Я не ставлю своей целью дать обстоятельный разбор всех важнейших положений, изложенных в статье Сталина. Но на некоторых аспектах все же необходимо специально остановиться, учитывая не только их значение для того времени, когда эта работа писалась, но и для последующей деятельности Сталина, для выработки им принципиальных политических установок по основным вопросам политики в сфере национальных отношений. Кроме того, некоторые из теоретических посылок, на которых базировались основополагающие выводы статьи, самым непосредственным образом отразились на оценках отдельных этапов развития России, не говоря уже об истории Советского государства.
Как известно, классовый подход был своего рода альфой и омегой всей политической философии большевиков. С полной силой он проявился и в подходе Сталина ко всей совокупности проблем национальных отношений. Было бы грубейшей ошибкой недооценивать значимость классового фактора в системе политических отношений, в том числе и в формировании позиции по кардинальным национальным проблемам. Но мне кажется, что нельзя также и безмерно преувеличивать его значение в ущерб другим факторам, под воздействием которых складывается жизнь наций, их своеобразная национальная психология. Ленин, Сталин, вообще большевики, борясь за осуществление своих программных целей, нередко классовым принципом заслоняли многие другие важные факторы, формировавшие реальную социально-экономическую и политическую ситуацию. Проявлялось это выпукло и в подходе к национальному вопросу. Так, Сталин, подчеркивая неразрывность всех признаков нации, необходимость рассматривать их в диалектической связи и единстве, тем не менее бесспорный приоритет отдает по существу социально-классовому фактору. «…Осью политической жизни России, — писал он, — является не национальный вопрос, а аграрный. Поэтому судьбы русского вопроса, а, значит, и «освобождения» наций, связываются в России с решением аграрного вопроса, т. е. с уничтожением крепостнических остатков, т. е. с демократизацией страны. Этим и объясняется, что в России национальный вопрос выступает не как самостоятельный и решающий, а как часть общего и более важного вопроса раскрепощения страны». «Не национальный, а аграрный вопрос решает судьбы прогресса в России. Национальный вопрос — подчиненный»[450].

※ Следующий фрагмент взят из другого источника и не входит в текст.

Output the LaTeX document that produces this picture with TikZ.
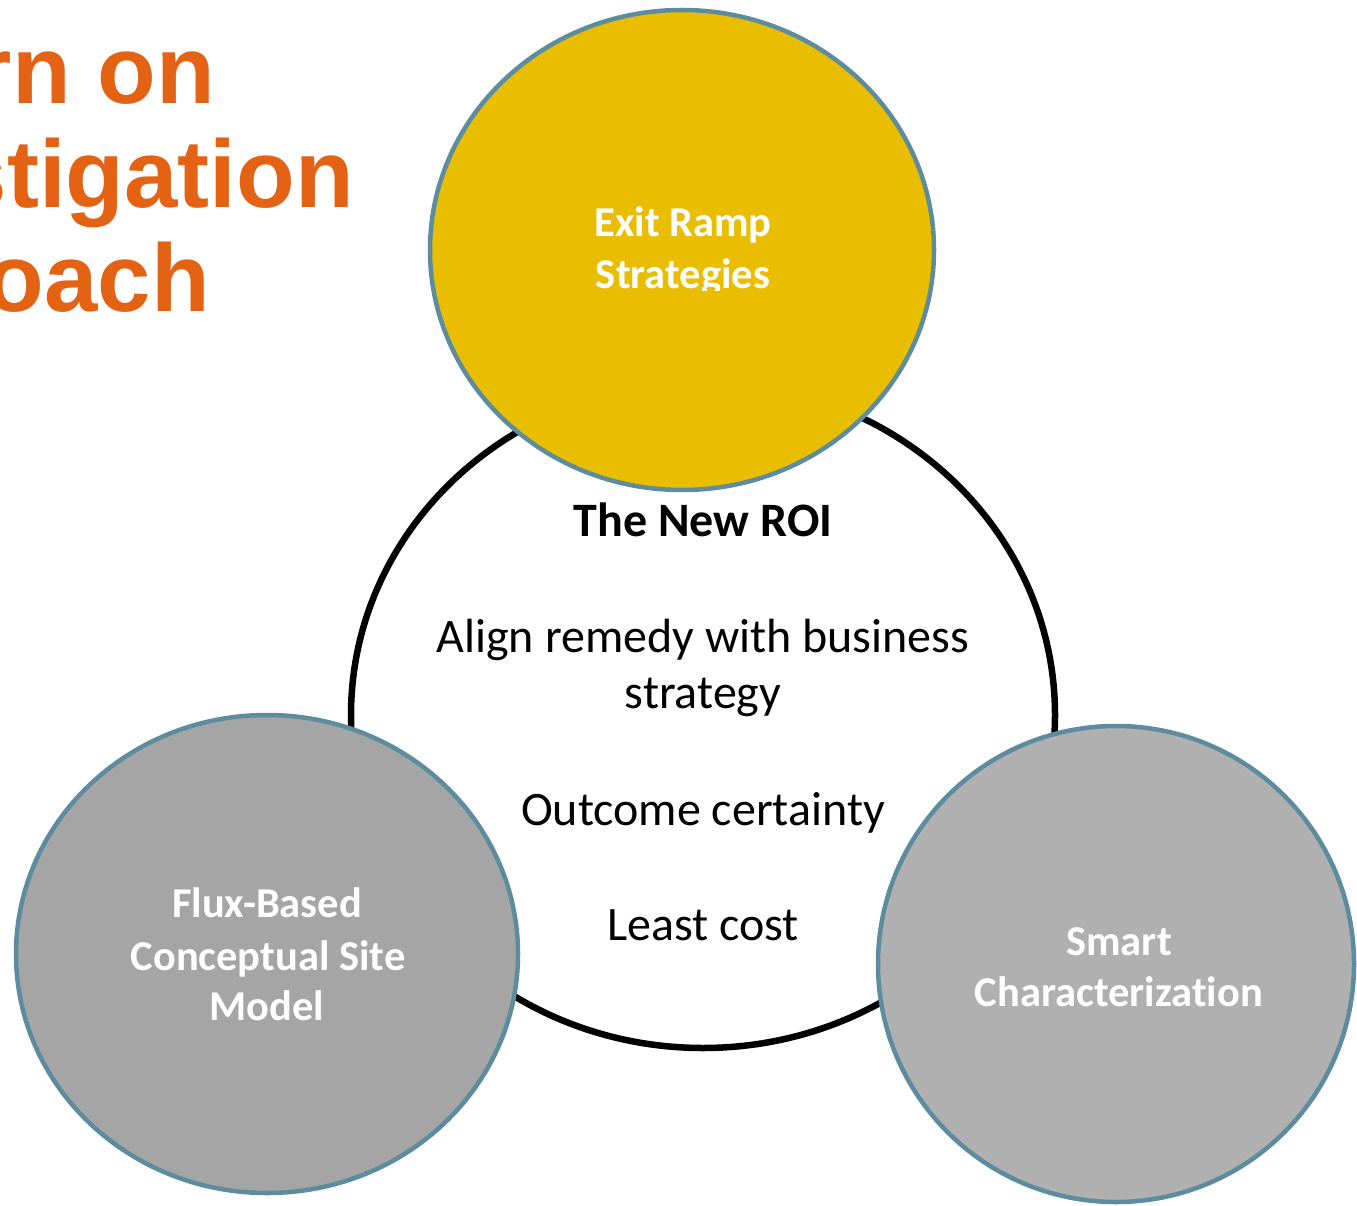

Применительно к России, да и то с существенными оговорками, такая постановка вопроса, возможно, и была правомерной. Однако мне думается, что здесь проглядывает явное упрощение, чрезмерная прямолинейность, если не сказать однолинейность. Из такой позиции логически вытекала недооценка важности других факторов, определявших всю национальную проблематику в тогдашней России. История XIX и XX веков, а также современная действительность дают нам множество примеров, когда чисто классовые, экономические мотивы порой уступают по своему значению другим факторам, таким, например, как чувство национальной общности и т.д. Примеров можно привести множество, но в этом нет необходимости в силу самоочевидности данного утверждения.